If Hamilton becomes the hands-down category breaker he hopes you will be, and Hamilton blasts you past the second-place finisher in the category, giving you surplus steals that do you no benefit while being an active detriment in the other four categories. So you bench him, burning the bench spot. Or you trade him or drop him, giving away the category breaking talent to a speed-needy team. In a head-to-head league, you can play him early in the week, hoping he gets you enough steals early enough in the week that you can bench him for a better hitter. You could also be forced to leave him in all week while he destroys you in every category but stolen bases if he doesn’t get his SBs until the weekend.
Let’s say you’re willing to micromanage your roster in such a way that you can accurately guess the games where Hamilton clumps his stolen bases (31 of his SBs came in just 12 games last year), where are you going to draft Hamilton? In the ninth round, the tenth round? Well, a smart drafter would load up on pitching and big boppers who are strong in the categories that Hamilton is weak. You would have to craft your draft specifically around getting Hamilton onto your roster to ensure there is no surplus of stolen bases.
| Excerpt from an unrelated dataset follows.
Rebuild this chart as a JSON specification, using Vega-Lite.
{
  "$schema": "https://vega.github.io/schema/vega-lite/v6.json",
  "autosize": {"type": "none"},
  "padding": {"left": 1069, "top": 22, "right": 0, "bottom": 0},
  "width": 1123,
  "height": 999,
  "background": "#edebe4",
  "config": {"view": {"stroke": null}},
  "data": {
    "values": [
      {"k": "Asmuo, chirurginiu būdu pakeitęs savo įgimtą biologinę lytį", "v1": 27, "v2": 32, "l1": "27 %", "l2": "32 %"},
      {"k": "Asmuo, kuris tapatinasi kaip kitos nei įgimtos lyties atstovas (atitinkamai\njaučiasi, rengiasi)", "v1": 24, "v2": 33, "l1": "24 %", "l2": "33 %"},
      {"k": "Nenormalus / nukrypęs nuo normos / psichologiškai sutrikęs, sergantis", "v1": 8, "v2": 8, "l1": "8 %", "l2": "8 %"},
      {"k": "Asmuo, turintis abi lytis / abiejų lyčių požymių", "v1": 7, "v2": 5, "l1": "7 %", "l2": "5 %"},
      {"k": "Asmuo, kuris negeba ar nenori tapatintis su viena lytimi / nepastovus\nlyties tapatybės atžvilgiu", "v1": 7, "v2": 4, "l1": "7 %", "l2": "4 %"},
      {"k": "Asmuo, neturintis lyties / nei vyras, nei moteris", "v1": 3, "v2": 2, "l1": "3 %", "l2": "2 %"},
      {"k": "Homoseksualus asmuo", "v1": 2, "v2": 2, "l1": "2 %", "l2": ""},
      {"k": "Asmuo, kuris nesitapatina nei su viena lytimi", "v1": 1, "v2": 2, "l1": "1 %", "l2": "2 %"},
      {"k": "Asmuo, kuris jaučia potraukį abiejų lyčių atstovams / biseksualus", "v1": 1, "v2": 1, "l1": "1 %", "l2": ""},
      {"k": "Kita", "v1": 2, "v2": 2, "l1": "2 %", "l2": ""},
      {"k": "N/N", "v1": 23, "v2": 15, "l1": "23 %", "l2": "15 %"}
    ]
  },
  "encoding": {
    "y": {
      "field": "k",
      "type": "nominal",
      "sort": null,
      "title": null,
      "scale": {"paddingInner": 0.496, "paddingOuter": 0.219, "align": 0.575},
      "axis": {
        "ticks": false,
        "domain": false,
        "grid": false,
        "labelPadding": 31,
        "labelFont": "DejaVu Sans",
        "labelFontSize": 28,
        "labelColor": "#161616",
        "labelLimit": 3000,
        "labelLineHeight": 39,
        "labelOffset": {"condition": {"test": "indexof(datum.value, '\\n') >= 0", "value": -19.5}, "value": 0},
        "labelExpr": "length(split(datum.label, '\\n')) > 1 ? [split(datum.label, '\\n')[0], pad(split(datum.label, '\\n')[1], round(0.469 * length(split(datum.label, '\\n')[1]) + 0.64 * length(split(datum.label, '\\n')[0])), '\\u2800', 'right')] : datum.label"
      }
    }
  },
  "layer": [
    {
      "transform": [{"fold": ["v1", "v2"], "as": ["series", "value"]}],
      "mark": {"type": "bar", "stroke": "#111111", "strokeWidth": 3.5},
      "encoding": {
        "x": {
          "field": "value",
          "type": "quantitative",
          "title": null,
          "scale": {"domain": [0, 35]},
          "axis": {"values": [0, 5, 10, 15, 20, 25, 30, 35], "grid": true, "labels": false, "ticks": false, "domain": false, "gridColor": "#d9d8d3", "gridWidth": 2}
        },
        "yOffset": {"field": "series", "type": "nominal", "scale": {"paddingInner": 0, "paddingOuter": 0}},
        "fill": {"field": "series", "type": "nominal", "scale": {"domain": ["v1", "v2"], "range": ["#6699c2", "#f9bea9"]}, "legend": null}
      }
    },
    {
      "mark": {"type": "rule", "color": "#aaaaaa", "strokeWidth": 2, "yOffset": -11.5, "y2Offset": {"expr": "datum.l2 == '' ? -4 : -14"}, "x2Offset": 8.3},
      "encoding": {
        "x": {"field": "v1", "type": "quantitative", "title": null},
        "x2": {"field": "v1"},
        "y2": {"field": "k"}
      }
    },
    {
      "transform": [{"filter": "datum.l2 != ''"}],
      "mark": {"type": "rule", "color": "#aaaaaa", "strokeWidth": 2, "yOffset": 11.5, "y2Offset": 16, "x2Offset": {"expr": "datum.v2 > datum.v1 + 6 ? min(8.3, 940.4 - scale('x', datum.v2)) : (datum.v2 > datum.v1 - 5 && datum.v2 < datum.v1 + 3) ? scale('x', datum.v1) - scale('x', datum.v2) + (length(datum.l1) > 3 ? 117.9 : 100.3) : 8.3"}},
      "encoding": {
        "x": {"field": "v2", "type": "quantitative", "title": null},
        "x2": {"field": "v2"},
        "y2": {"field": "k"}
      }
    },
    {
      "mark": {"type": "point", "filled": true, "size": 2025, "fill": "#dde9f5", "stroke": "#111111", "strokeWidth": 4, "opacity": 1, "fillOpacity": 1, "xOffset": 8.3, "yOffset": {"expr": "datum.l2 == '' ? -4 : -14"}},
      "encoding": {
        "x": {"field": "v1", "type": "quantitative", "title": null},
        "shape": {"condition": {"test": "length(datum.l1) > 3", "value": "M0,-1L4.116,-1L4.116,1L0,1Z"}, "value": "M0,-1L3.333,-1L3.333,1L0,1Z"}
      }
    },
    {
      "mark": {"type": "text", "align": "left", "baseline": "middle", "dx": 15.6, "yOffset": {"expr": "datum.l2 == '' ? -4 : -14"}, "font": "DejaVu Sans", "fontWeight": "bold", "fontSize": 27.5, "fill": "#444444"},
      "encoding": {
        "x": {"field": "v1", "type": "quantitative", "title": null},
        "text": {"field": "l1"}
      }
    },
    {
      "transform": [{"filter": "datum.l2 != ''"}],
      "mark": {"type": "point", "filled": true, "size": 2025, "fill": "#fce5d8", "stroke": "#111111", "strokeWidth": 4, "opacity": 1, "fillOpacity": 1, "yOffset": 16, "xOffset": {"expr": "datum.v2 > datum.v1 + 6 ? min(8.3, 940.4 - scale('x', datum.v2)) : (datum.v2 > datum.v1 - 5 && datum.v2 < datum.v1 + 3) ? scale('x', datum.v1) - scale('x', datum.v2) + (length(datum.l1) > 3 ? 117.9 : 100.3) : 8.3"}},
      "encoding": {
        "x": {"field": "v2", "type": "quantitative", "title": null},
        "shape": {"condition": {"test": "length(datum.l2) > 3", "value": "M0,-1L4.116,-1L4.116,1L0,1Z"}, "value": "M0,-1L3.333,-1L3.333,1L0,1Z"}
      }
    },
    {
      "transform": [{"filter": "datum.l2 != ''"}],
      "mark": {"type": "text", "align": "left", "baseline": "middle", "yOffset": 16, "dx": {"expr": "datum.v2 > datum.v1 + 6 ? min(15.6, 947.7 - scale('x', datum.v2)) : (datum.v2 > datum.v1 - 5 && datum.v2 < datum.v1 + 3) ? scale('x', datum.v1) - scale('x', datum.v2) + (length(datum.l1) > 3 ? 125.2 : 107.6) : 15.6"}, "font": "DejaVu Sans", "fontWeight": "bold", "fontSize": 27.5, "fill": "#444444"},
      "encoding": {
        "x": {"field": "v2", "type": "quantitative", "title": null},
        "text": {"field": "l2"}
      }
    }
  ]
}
In doing so, you will hamstring yourself into passing up on quality talent in order to fit Hamilton on your roster. What if someone beats you to the punch, what then?  You would have to change course and use several late-round picks on other marginally talented players who can chip in stolen bases.

 

To get Hamilton on your squad, you would have to carefully craft a team around the promise of getting him at or near his ADP, and if someone jumps the line, your plans are toast. Also, this strategy is only useful if he actually fulfills his promise of a leap forward in stolen bases. While the prospect of Billy Hamilton is lofty, the reality of targeting him for your fantasy team is fraught with issues.